[What the exercise asks] Skip the pictures. Copy all the rest of the records down exactly.

[Working data]
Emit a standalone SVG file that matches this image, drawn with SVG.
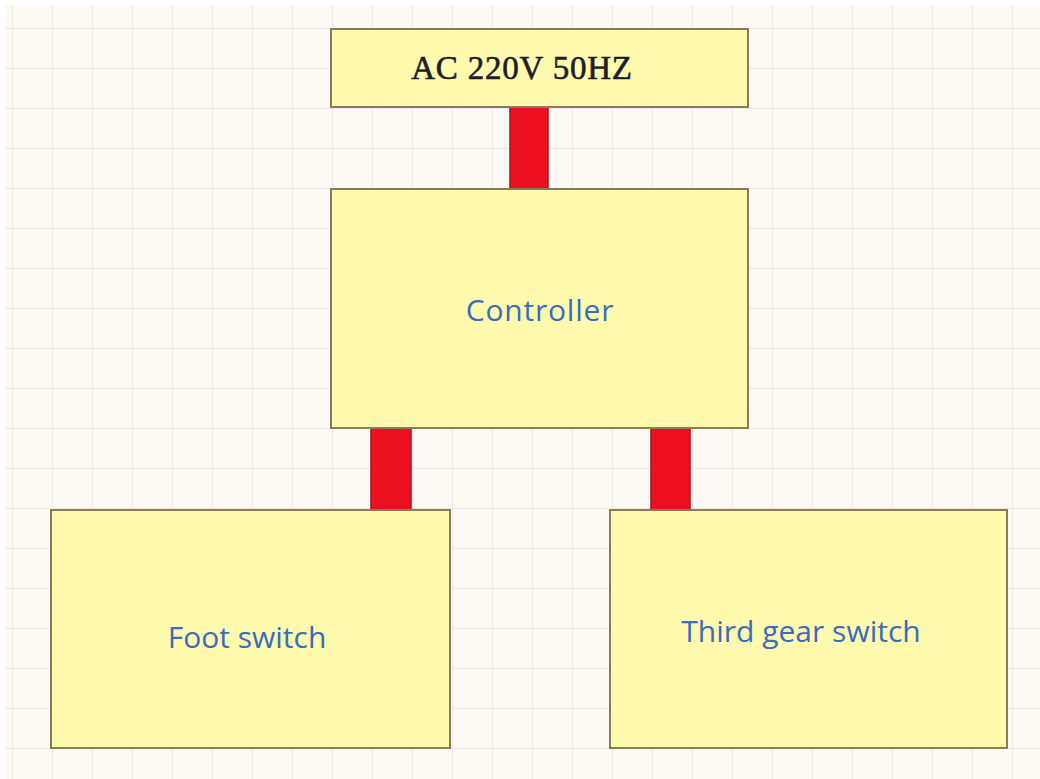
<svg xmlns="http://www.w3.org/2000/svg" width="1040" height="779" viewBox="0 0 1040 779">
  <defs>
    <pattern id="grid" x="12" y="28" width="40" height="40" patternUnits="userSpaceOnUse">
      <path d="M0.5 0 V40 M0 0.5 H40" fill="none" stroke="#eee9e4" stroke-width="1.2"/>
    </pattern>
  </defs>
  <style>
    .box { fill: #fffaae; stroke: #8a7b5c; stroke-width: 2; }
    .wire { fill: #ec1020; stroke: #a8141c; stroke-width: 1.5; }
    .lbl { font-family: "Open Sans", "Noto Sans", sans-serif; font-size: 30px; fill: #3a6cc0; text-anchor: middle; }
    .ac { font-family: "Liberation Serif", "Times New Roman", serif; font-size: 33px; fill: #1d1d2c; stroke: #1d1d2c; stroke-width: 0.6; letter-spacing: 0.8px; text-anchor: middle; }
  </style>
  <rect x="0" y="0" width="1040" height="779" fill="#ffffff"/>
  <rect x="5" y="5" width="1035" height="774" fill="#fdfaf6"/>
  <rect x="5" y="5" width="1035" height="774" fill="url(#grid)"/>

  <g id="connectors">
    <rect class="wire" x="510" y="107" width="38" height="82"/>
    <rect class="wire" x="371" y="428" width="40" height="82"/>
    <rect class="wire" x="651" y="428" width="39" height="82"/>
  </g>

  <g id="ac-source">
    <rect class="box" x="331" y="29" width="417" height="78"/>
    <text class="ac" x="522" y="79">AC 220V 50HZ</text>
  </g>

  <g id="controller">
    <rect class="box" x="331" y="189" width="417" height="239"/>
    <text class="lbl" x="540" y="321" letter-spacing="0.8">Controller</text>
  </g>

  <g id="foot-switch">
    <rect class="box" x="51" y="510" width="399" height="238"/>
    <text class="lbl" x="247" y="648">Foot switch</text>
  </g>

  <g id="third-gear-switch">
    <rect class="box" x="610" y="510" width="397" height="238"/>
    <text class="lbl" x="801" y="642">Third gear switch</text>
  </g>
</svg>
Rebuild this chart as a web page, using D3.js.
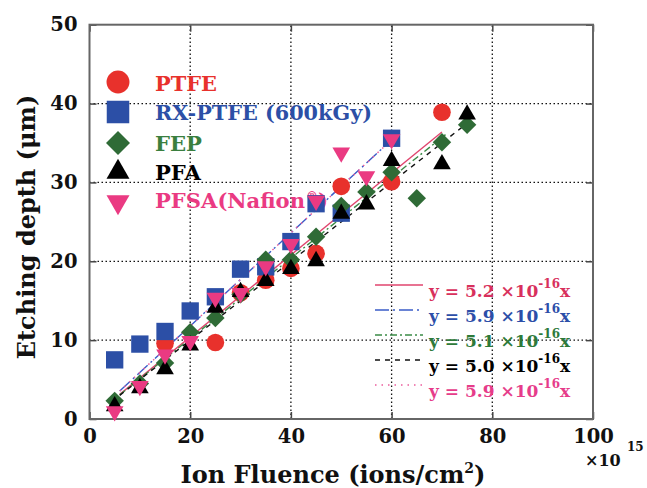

[Expected answer]
Emit a standalone SVG file that matches this image, drawn with SVG.
<svg xmlns="http://www.w3.org/2000/svg" width="1040" height="779" viewBox="0 0 1040 779">
  <defs>
    <pattern id="grid" x="12" y="28" width="40" height="40" patternUnits="userSpaceOnUse">
      <path d="M0.5 0 V40 M0 0.5 H40" fill="none" stroke="#eee9e4" stroke-width="1.2"/>
    </pattern>
  </defs>
  <style>
    .box { fill: #fffaae; stroke: #8a7b5c; stroke-width: 2; }
    .wire { fill: #ec1020; stroke: #a8141c; stroke-width: 1.5; }
    .lbl { font-family: "Open Sans", "Noto Sans", sans-serif; font-size: 30px; fill: #3a6cc0; text-anchor: middle; }
    .ac { font-family: "Liberation Serif", "Times New Roman", serif; font-size: 33px; fill: #1d1d2c; stroke: #1d1d2c; stroke-width: 0.6; letter-spacing: 0.8px; text-anchor: middle; }
  </style>
  <rect x="0" y="0" width="1040" height="779" fill="#ffffff"/>
  <rect x="5" y="5" width="1035" height="774" fill="#fdfaf6"/>
  <rect x="5" y="5" width="1035" height="774" fill="url(#grid)"/>

  <g id="connectors">
    <rect class="wire" x="510" y="107" width="38" height="82"/>
    <rect class="wire" x="371" y="428" width="40" height="82"/>
    <rect class="wire" x="651" y="428" width="39" height="82"/>
  </g>

  <g id="ac-source">
    <rect class="box" x="331" y="29" width="417" height="78"/>
    <text class="ac" x="522" y="79">AC 220V 50HZ</text>
  </g>

  <g id="controller">
    <rect class="box" x="331" y="189" width="417" height="239"/>
    <text class="lbl" x="540" y="321" letter-spacing="0.8">Controller</text>
  </g>

  <g id="foot-switch">
    <rect class="box" x="51" y="510" width="399" height="238"/>
    <text class="lbl" x="247" y="648">Foot switch</text>
  </g>

  <g id="third-gear-switch">
    <rect class="box" x="610" y="510" width="397" height="238"/>
    <text class="lbl" x="801" y="642">Third gear switch</text>
  </g>
</svg>
Rebuild this chart as a web page, using D3.js.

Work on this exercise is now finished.